AS-path prepending is configured in Cisco IOS with route-map based per-neighbor outbound filter. The actual prepending is specified within the route-map with the set as-path prepend command, as illustrated in the following sample configuration:

router bgp 65001
 neighbor 10.1.0.2 remote-as 65200
 neighbor 10.1.0.2 description Backup ISP
 neighbor 10.1.0.2 route-map prepend out
!
route-map prepend permit 10
 set as-path prepend 65001 65001 65001

31 comments:

  1. very nice! This is what I was looking for
  2. G'day,

    May I know what is the signinficance of the "10" in route-map prepend permit 10? Thanks!

    Cheers!
  3. Perfectly what I was looking for!
  4. AL IPBB:
    This is the sequence for the route map rules.
    You can have multiple route map entries with a single name.
    route-map blah permit 10
    match whatever
    set anything
    route-map blah permit 20
    match otherthings
    set otherstuff

    and so on..
    The lookup stops when a matching rule is found.

    cheers
  5. Brilliant and striaght to the point!
  6. @Ivan, the config u have shown is to be applied on customers router or ISP router??? and i didnot completely understand about using local preference.. can u pls explain?
  7. The config would be applied on the customer router.
  8. Please who knows what prepending on internet is all about? Please i need help on this.
  9. Thanks, really useful howto!

    PS - you should also include the part about prioritising upload using bgp neighbour weight
  10. This might help you: http://www.youtube.com/watch?v=zFliAojRi2E
  11. Doesn't this only influence inbound connections (towards the customer)? The route-map out is telling the remote peer that the particular will take longer.
  12. You're right: AS path prepending influences only the inbound traffic flow (not connections). Influencing outbound traffic flow is usually very easy (use local preference or weight for pure primary/backup scenario).
  13. Hi

    If we have two subnet & we want one subnet to take primary ISP & second to secondary ISP for incoming traffic. How to configure?

    will set as-path will affect both the subnet incoming path?
  14. Advertise to ISP-P: S1 with short path, S2 with long path
    Advertise to ISP-B: S1 with long path, S2 with short path
  15. why we use AS 65501 three times in "set as-path prepend 65001 65001 65001"
  16. how to check if i set primary/secodary isp path at customer router.is any command to show on router? :)
  17. Ivan always have good articles.


    Why there is no "match local preference" for route-map used in BGP?

    % "SET-LOCAL-PREFERENCE-103" used as BGP inbound route-map, local preference match not supported
  18. Local preference is an intra-AS attribute, so it makes no sense to match on it on EBGP sessions (where it would never be used anyway).
  19. Ivan, prepending does not work for iBGP. How can I accomplish the same thing with iBGP(without prepending)?
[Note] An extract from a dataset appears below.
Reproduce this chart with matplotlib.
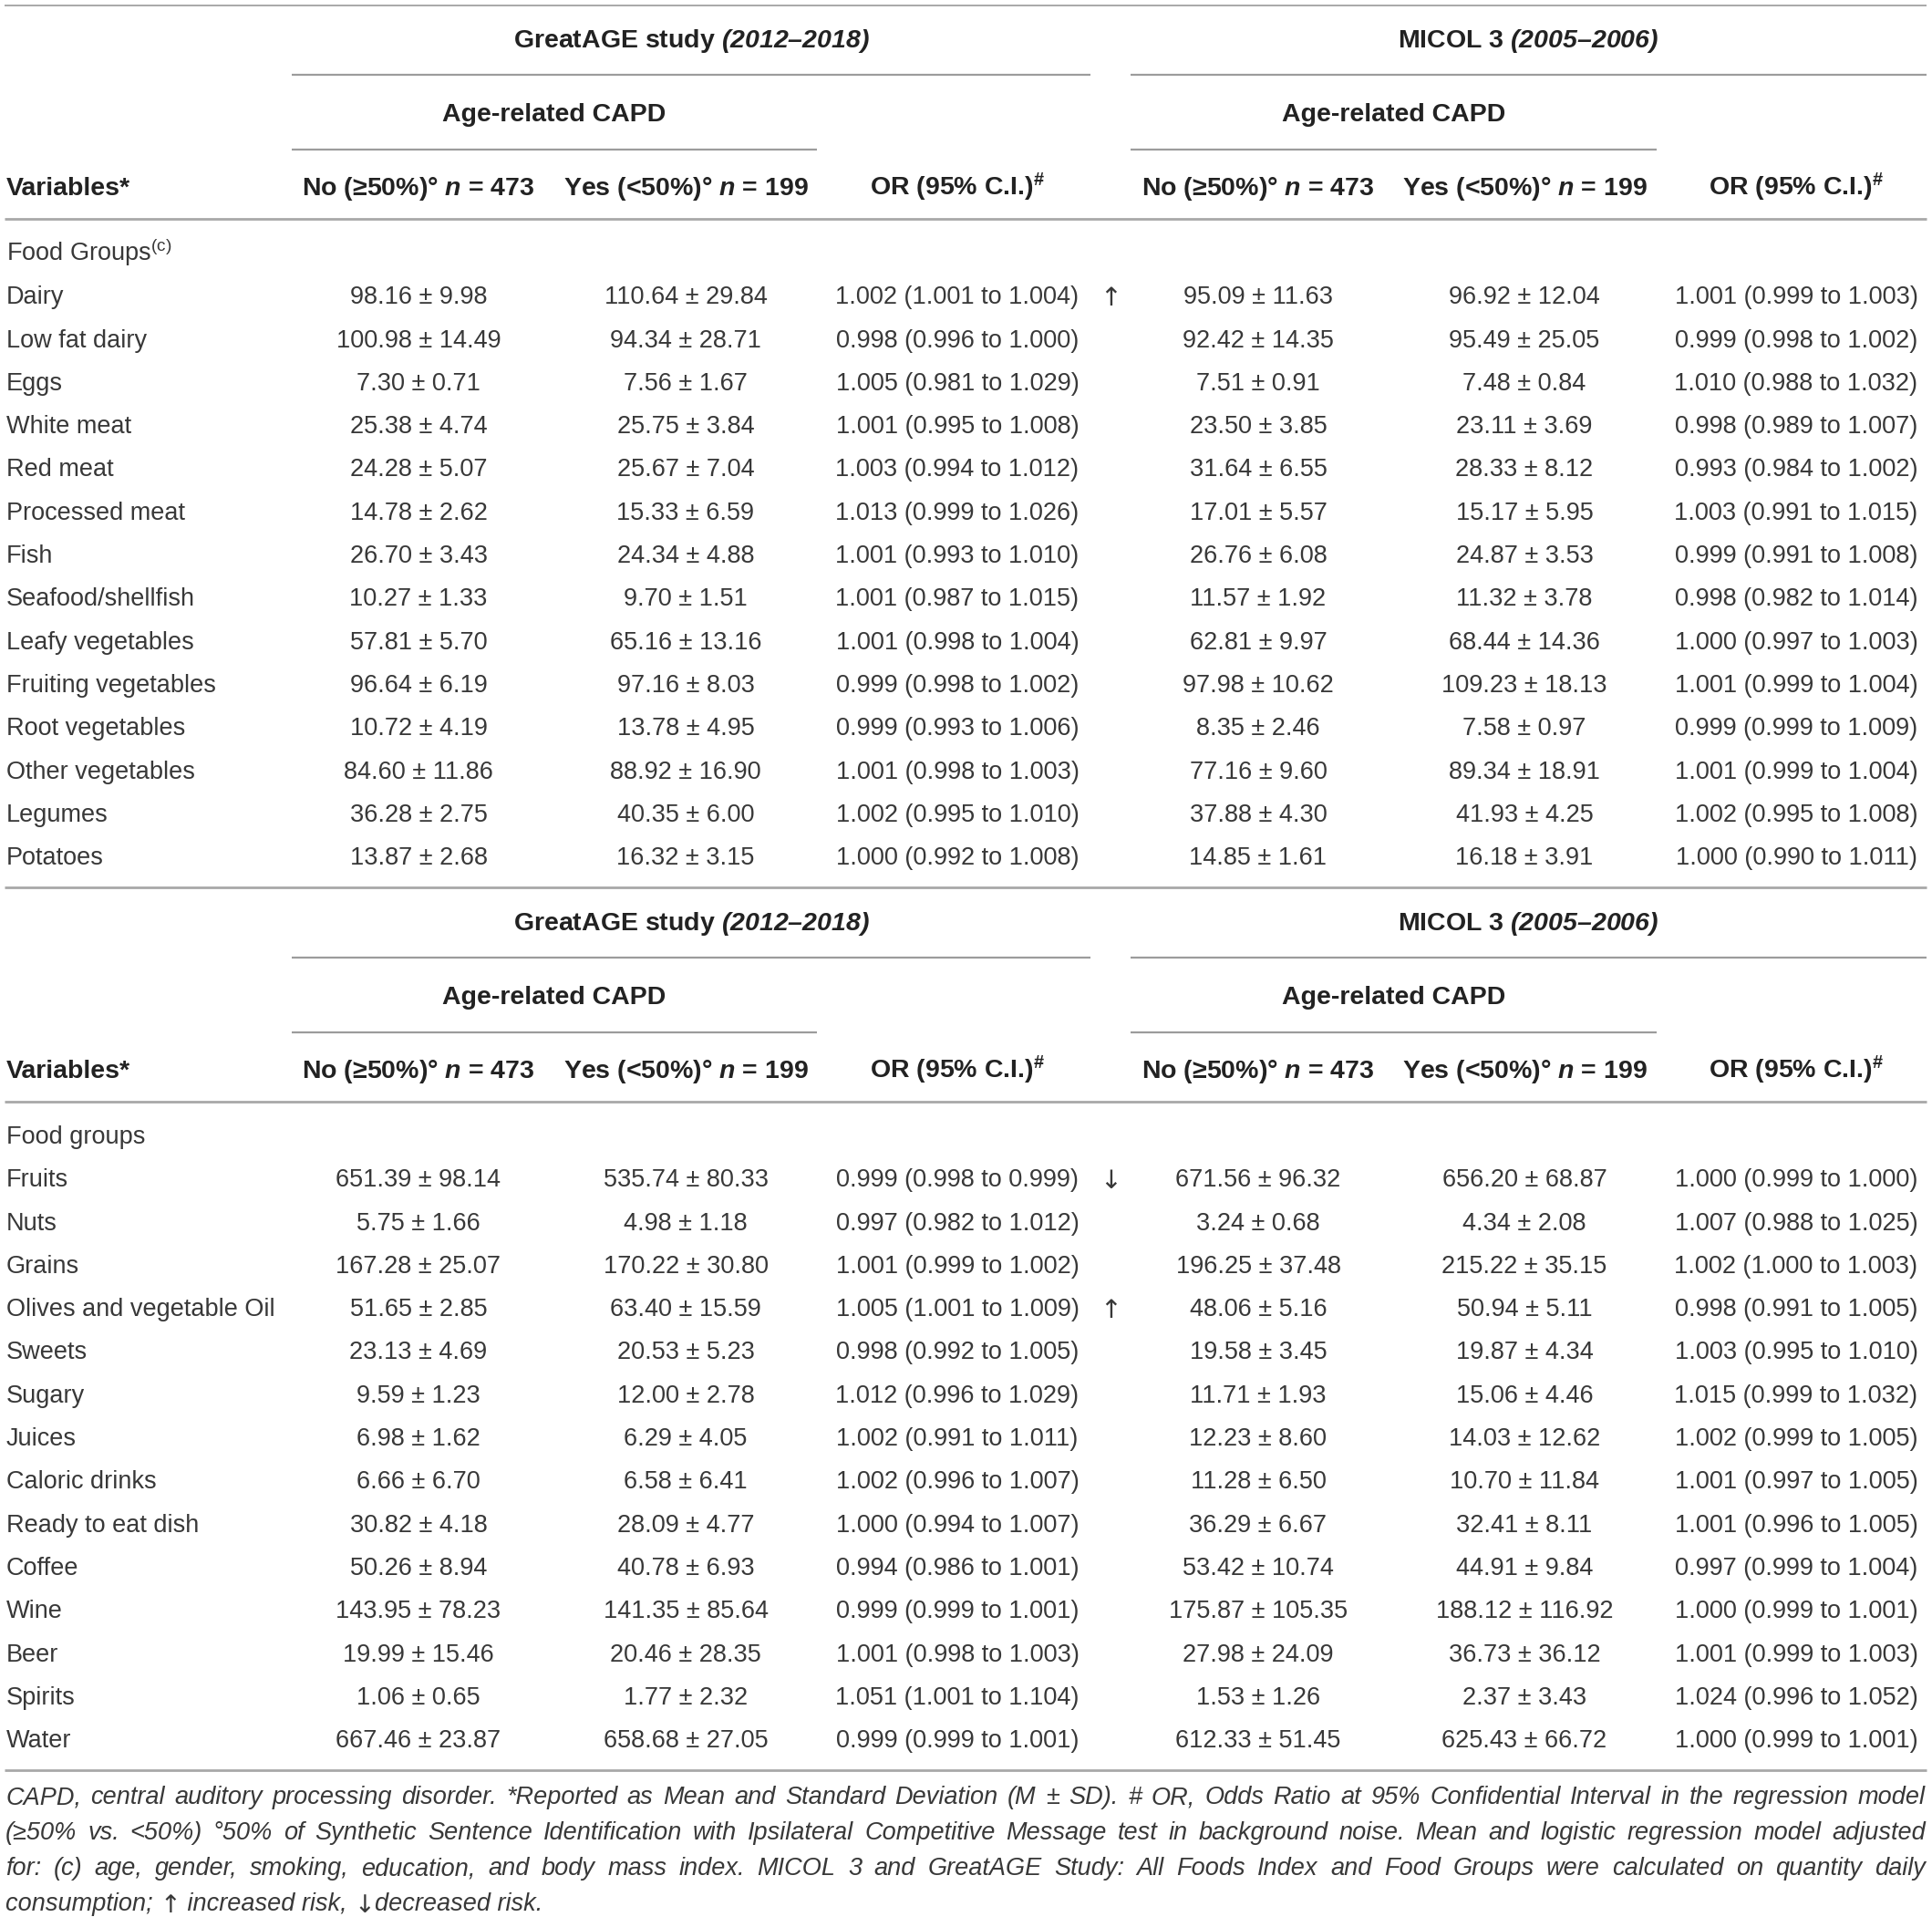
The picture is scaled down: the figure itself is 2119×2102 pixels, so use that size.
import matplotlib
matplotlib.use('Agg')
import matplotlib.pyplot as plt

plt.rcParams['font.family'] = ['Liberation Sans', 'DejaVu Sans']
plt.rcParams['mathtext.fontset'] = 'custom'
plt.rcParams['mathtext.rm'] = 'Liberation Sans'
plt.rcParams['mathtext.it'] = 'Liberation Sans:italic'
plt.rcParams['mathtext.bf'] = 'Liberation Sans:bold'
plt.rcParams['mathtext.bfit'] = 'Liberation Sans:italic:bold'

# ---- table data ----
studies = ['GreatAGE study $\\mathbfit{(2012–2018)}$', 'MICOL 3 $\\mathbfit{(2005–2006)}$']
subheader = 'Age-related CAPD'
col_heads = ['No (≥50%)° $\\mathbfit{n}$ = 473', 'Yes (<50%)° $\\mathbfit{n}$ = 199',
             'OR (95% C.I.)$^{\\mathbf{\\#}}$']
group_titles = ['Food Groups$^{\\mathrm{(c)}}$', 'Food groups']

foods_a = ['Dairy', 'Low fat dairy', 'Eggs', 'White meat', 'Red meat', 'Processed meat', 'Fish',
           'Seafood/shellfish', 'Leafy vegetables', 'Fruiting vegetables', 'Root vegetables',
           'Other vegetables', 'Legumes', 'Potatoes']
great_no_a = ['98.16 ± 9.98', '100.98 ± 14.49', '7.30 ± 0.71', '25.38 ± 4.74', '24.28 ± 5.07',
              '14.78 ± 2.62', '26.70 ± 3.43', '10.27 ± 1.33', '57.81 ± 5.70', '96.64 ± 6.19',
              '10.72 ± 4.19', '84.60 ± 11.86', '36.28 ± 2.75', '13.87 ± 2.68']
great_yes_a = ['110.64 ± 29.84', '94.34 ± 28.71', '7.56 ± 1.67', '25.75 ± 3.84', '25.67 ± 7.04',
               '15.33 ± 6.59', '24.34 ± 4.88', '9.70 ± 1.51', '65.16 ± 13.16', '97.16 ± 8.03',
               '13.78 ± 4.95', '88.92 ± 16.90', '40.35 ± 6.00', '16.32 ± 3.15']
great_or_a = ['1.002 (1.001 to 1.004)', '0.998 (0.996 to 1.000)', '1.005 (0.981 to 1.029)',
              '1.001 (0.995 to 1.008)', '1.003 (0.994 to 1.012)', '1.013 (0.999 to 1.026)',
              '1.001 (0.993 to 1.010)', '1.001 (0.987 to 1.015)', '1.001 (0.998 to 1.004)',
              '0.999 (0.998 to 1.002)', '0.999 (0.993 to 1.006)', '1.001 (0.998 to 1.003)',
              '1.002 (0.995 to 1.010)', '1.000 (0.992 to 1.008)']
micol_no_a = ['95.09 ± 11.63', '92.42 ± 14.35', '7.51 ± 0.91', '23.50 ± 3.85', '31.64 ± 6.55',
              '17.01 ± 5.57', '26.76 ± 6.08', '11.57 ± 1.92', '62.81 ± 9.97', '97.98 ± 10.62',
              '8.35 ± 2.46', '77.16 ± 9.60', '37.88 ± 4.30', '14.85 ± 1.61']
micol_yes_a = ['96.92 ± 12.04', '95.49 ± 25.05', '7.48 ± 0.84', '23.11 ± 3.69', '28.33 ± 8.12',
               '15.17 ± 5.95', '24.87 ± 3.53', '11.32 ± 3.78', '68.44 ± 14.36', '109.23 ± 18.13',
               '7.58 ± 0.97', '89.34 ± 18.91', '41.93 ± 4.25', '16.18 ± 3.91']
micol_or_a = ['1.001 (0.999 to 1.003)', '0.999 (0.998 to 1.002)', '1.010 (0.988 to 1.032)',
              '0.998 (0.989 to 1.007)', '0.993 (0.984 to 1.002)', '1.003 (0.991 to 1.015)',
              '0.999 (0.991 to 1.008)', '0.998 (0.982 to 1.014)', '1.000 (0.997 to 1.003)',
              '1.001 (0.999 to 1.004)', '0.999 (0.999 to 1.009)', '1.001 (0.999 to 1.004)',
              '1.002 (0.995 to 1.008)', '1.000 (0.990 to 1.011)']

foods_b = ['Fruits', 'Nuts', 'Grains', 'Olives and vegetable Oil', 'Sweets', 'Sugary', 'Juices',
           'Caloric drinks', 'Ready to eat dish', 'Coffee', 'Wine', 'Beer', 'Spirits', 'Water']
great_no_b = ['651.39 ± 98.14', '5.75 ± 1.66', '167.28 ± 25.07', '51.65 ± 2.85', '23.13 ± 4.69',
              '9.59 ± 1.23', '6.98 ± 1.62', '6.66 ± 6.70', '30.82 ± 4.18', '50.26 ± 8.94',
              '143.95 ± 78.23', '19.99 ± 15.46', '1.06 ± 0.65', '667.46 ± 23.87']
great_yes_b = ['535.74 ± 80.33', '4.98 ± 1.18', '170.22 ± 30.80', '63.40 ± 15.59', '20.53 ± 5.23',
               '12.00 ± 2.78', '6.29 ± 4.05', '6.58 ± 6.41', '28.09 ± 4.77', '40.78 ± 6.93',
               '141.35 ± 85.64', '20.46 ± 28.35', '1.77 ± 2.32', '658.68 ± 27.05']
great_or_b = ['0.999 (0.998 to 0.999)', '0.997 (0.982 to 1.012)', '1.001 (0.999 to 1.002)',
              '1.005 (1.001 to 1.009)', '0.998 (0.992 to 1.005)', '1.012 (0.996 to 1.029)',
              '1.002 (0.991 to 1.011)', '1.002 (0.996 to 1.007)', '1.000 (0.994 to 1.007)',
              '0.994 (0.986 to 1.001)', '0.999 (0.999 to 1.001)', '1.001 (0.998 to 1.003)',
              '1.051 (1.001 to 1.104)', '0.999 (0.999 to 1.001)']
micol_no_b = ['671.56 ± 96.32', '3.24 ± 0.68', '196.25 ± 37.48', '48.06 ± 5.16', '19.58 ± 3.45',
              '11.71 ± 1.93', '12.23 ± 8.60', '11.28 ± 6.50', '36.29 ± 6.67', '53.42 ± 10.74',
              '175.87 ± 105.35', '27.98 ± 24.09', '1.53 ± 1.26', '612.33 ± 51.45']
micol_yes_b = ['656.20 ± 68.87', '4.34 ± 2.08', '215.22 ± 35.15', '50.94 ± 5.11', '19.87 ± 4.34',
               '15.06 ± 4.46', '14.03 ± 12.62', '10.70 ± 11.84', '32.41 ± 8.11', '44.91 ± 9.84',
               '188.12 ± 116.92', '36.73 ± 36.12', '2.37 ± 3.43', '625.43 ± 66.72']
micol_or_b = ['1.000 (0.999 to 1.000)', '1.007 (0.988 to 1.025)', '1.002 (1.000 to 1.003)',
              '0.998 (0.991 to 1.005)', '1.003 (0.995 to 1.010)', '1.015 (0.999 to 1.032)',
              '1.002 (0.999 to 1.005)', '1.001 (0.997 to 1.005)', '1.001 (0.996 to 1.005)',
              '0.997 (0.999 to 1.004)', '1.000 (0.999 to 1.001)', '1.001 (0.999 to 1.003)',
              '1.024 (0.996 to 1.052)', '1.000 (0.999 to 1.001)']

risk_arrows = {'Dairy': '↑', 'Fruits': '↓', 'Olives and vegetable Oil': '↑'}

footnote = [
    'CAPD, central auditory processing disorder. *Reported as Mean and Standard Deviation (M ± SD). '
    '# OR, Odds Ratio at 95% Confidential Interval in the regression model',
    '(≥50% vs. <50%) °50% of Synthetic Sentence Identification with Ipsilateral Competitive '
    'Message test in background noise. Mean and logistic regression model adjusted',
    'for: (c) age, gender, smoking, education, and body mass index. MICOL 3 and GreatAGE Study: '
    'All Foods Index and Food Groups were calculated on quantity daily',
]
footnote_last = ['consumption; ', '↑', ' increased risk, ', '↓', 'decreased risk.']

sections = [
    (group_titles[0], foods_a, [great_no_a, great_yes_a, great_or_a, micol_no_a, micol_yes_a, micol_or_a]),
    (group_titles[1], foods_b, [great_no_b, great_yes_b, great_or_b, micol_no_b, micol_yes_b, micol_or_b]),
]

# ---- layout (pixels) ----
W, H = 2119, 2102
col_x = [459, 752, 1050, 1380, 1672, 1970]
arrow_x = 1218
study_spans = [(320, 1196), (1240, 2113)]
sub_spans = [(320, 896), (1240, 1817)]
row_h = 47.3
sec_off = 968
base = 10          # center -> baseline
fs_data, fs_head = 19.5, 20.5
c_data, c_head = '#383838', '#222222'
c_line = '#9c9c9c'
arrow_font = ['DejaVu Sans']

fig = plt.figure(figsize=(W / 100, H / 100), dpi=100)
ax = fig.add_axes([0, 0, 1, 1])
ax.set_xlim(0, W)
ax.set_ylim(H, 0)
ax.axis('off')


def hline(x0, x1, y, lw=1.6, color=c_line):
    ax.plot([x0, x1], [y, y], color=color, lw=lw, solid_capstyle='butt')


hline(5, 2113, 6, lw=1.4, color='#a8a8a8')
for s, (title, foods, cols) in enumerate(sections):
    off = s * sec_off
    # header block
    for k in range(2):
        x0, x1 = study_spans[k]
        ax.text((x0 + x1) / 2, 42 + off + base, studies[k], ha='center', va='baseline',
                fontsize=fs_head, fontweight='bold', color=c_head)
        hline(x0, x1, 82 + off)
        sx0, sx1 = sub_spans[k]
        ax.text((sx0 + sx1) / 2, 123 + off + base, subheader, ha='center', va='baseline',
                fontsize=fs_head, fontweight='bold', color=c_head)
        hline(sx0, sx1, 164 + off)
        for j in range(3):
            ax.text(col_x[3 * k + j], 204 + off + base, col_heads[j], ha='center', va='baseline',
                    fontsize=fs_head, fontweight='bold', color=c_head)
    ax.text(7, 204 + off + base, 'Variables*', ha='left', va='baseline',
            fontsize=fs_head, fontweight='bold', color=c_head)
    hline(5, 2113, 240 + off, lw=2.0, color='#a8a8a8')

    # body
    y0 = 276 + off
    ax.text(7, y0 + base, title, ha='left', va='baseline', fontsize=fs_data, color=c_data)
    for i, food in enumerate(foods):
        y = y0 + (i + 1) * row_h + base
        ax.text(7, y, food, ha='left', va='baseline', fontsize=fs_data, color=c_data)
        for j, col in enumerate(cols):
            ax.text(col_x[j], y, col[i], ha='center', va='baseline', fontsize=fs_data, color=c_data)
        if food in risk_arrows:
            ax.text(arrow_x, y + 2, risk_arrows[food], ha='center', va='baseline',
                    fontsize=fs_data + 1, color=c_data, family=arrow_font)
    hline(5, 2113, y0 + len(foods) * row_h + 35, lw=2.0, color='#a8a8a8')

# ---- justified footnote ----
fig.canvas.draw()
r = fig.canvas.get_renderer()
fx0, fx1 = 6, 2112
fn_y = [1968, 2007, 2046, 2085]
fn_size = 19.5
for line in footnote:
    probe = ax.text(0, 0, line, fontsize=fn_size, style='italic')
    w = probe.get_window_extent(r).width
    probe.remove()
    if w > 0.985 * (fx1 - fx0):
        fn_size *= 0.985 * (fx1 - fx0) / w

for n, line in enumerate(footnote):
    y = fn_y[n] + base
    words = line.split()
    texts = [ax.text(0, y, wd, ha='left', va='baseline', fontsize=fn_size, style='italic',
                     color=c_data) for wd in words]
    widths = [t.get_window_extent(r).width for t in texts]
    gap = (fx1 - fx0 - sum(widths)) / (len(words) - 1)
    x = fx0
    for t, wd in zip(texts, widths):
        t.set_x(x)
        x += wd + gap

# last line, left aligned, arrows drawn in DejaVu
x = fx0
y = fn_y[3] + base
for piece in footnote_last:
    if piece in ('↑', '↓'):
        t = ax.text(x, y + 2, piece, ha='left', va='baseline', fontsize=fn_size,
                    color=c_data, family=arrow_font)
    else:
        t = ax.text(x, y, piece.replace(' ', '\u00a0'), ha='left', va='baseline',
                    fontsize=fn_size, style='italic', color=c_data)
    x += t.get_window_extent(r).width

fig.savefig('out.png', dpi=100, facecolor='white')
I want to be able to prefer the backup path in some cases. Thanks, Steve Thomas
    Replies
    1. Use local preference, set it with an outbound route map on IBGP session.
  20. But Local preference influences the outgoing traffic and is always applied on incoming routing updats. Can we set LP in an outbound route-map?
    Replies
    1. Yes you can, but since LP works only within an autonomous system, that would work only on an IBGP session.

      Anyhow, I wouldn't recommend it, I would strongly suggest that all routers in an autonomous system should have the same local preference for the same prefix (otherwise you might get interesting problems that would be hard to troubleshoot).
  21. How do you prevent your router from being a transit for others since you have dual ISPs and you are part of the Internet ring.
    Replies
    1. * Not announcing transit prefixes
      * Inbound ACLs limiting destinations to your address space.
    2. Normally your upstreams will filter your prefixes anyway, so this can't happen. Otherwise you'd be part of the DFZ, usually have more than two ISPs as uplinks and be an ISP yourself. ;-)
    3. "Normally your upstreams will filter your prefixes anyway" ... apart from the one that allowed Pakistan to hose YouTube. Some upstreams are more normal than the others ;)
  22. Hi Ivan,

    What about a case when you have dual CE, one providing a 50 Mbps connection and the other being a Wireless HSPA+ just for backup?

    Do you know a way to actually filter the traffic in the Wireless connection so that the pipe is not saturated when switching over?

    ACLs would do the job for outbound traffic, but for inbound we are screwed...

    Any ideas?

    Thanks in advance.
    Replies
    1. Inbound ACL would drop TCP traffic, so those sessions would stall, but some UDP senders might not care. Depends on your traffic profile.
  23. why we use AS 65501 three times in "set as-path prepend 65001 65001 65001"
    Replies
    1. Because we want to create longer as path, thus "spoiling" one link over other, so primary/better link is preferred, till it's down and BGP converges to backup/worse link.
  24. if i set longer path( "set as-path prepend 65001 65001 65001") for both primary and secondary path which path
    will be chosen from customer site. please explain i see traffic drop.